Considering all this — solution is simple. Have a reliable cloud backup and drop the hdd. If you worry about a volcano spilling on a datacenter — use multi-region storage tier. It’s expensive, yes, but you can create two backups — one for Uber important data and another for just important and send them to different buckets.

1 Like

Thanks for explanation, the white paper was an especially good read. Great to hear. I’ll schedule a regular scrub.

This is all exemplifies hidden complexities of maintaining data viability on premise. It’s also very expensive considering your time investment. Commercial cloud storage is always the better deal, except in a very narrow set of circumstances. And for backup specifically — you still need offsite backup…

You hit the nail on the head – I do think I’ve purchased my last NAS. It’s true, it really takes a lot of diligence to keep juggling all this stuff, and the time investment is not insignificant. I bought a few NASes because I wanted a project, and a challenge; it has been fun learning the technology, but long term…

Commercial cloud storage is always the better deal, except in a very narrow set of circumstances.

Curious, what circumstances do you think qualify?
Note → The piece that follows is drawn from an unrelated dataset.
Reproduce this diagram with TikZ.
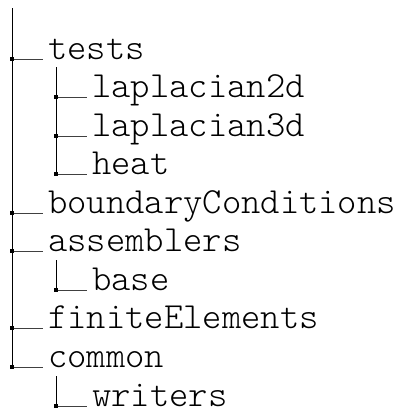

For me it was a mix of desire to try out the local shared unattended storage (hence the NAS) and a hope to get a “just works” appliance that someone else will take care of maintaining (hence Synology, and not custom build with TrueNas or something similar). Turned out the opposite way – I became an expert on working around synology bugs and generally walking on eggshells around it, as oppose to it serving me.

By necessity, if you need access to the massive amounts of data concurrently that would not fit into the local cache, with average turnover rate that exceeds your ISP bandwidth. For example – scientific simulations, specific data analysis workflows. But even for those tasks I would first consider feasibility of using S3 storage and running processing on compute cloud, before sinking money in on-premise equipment – depending on a project.

A lot of usecases that seem incompatible with that approach are in fact suited the best: for example, if you import a bunch of photos or videos, process them, and manage the results: as long as the working set fits into cache – you get to work with your data at SSD speeds, while it slowly replicated to the cloud in the background automatically.

This topic was automatically closed 10 days after the last reply. New replies are no longer allowed.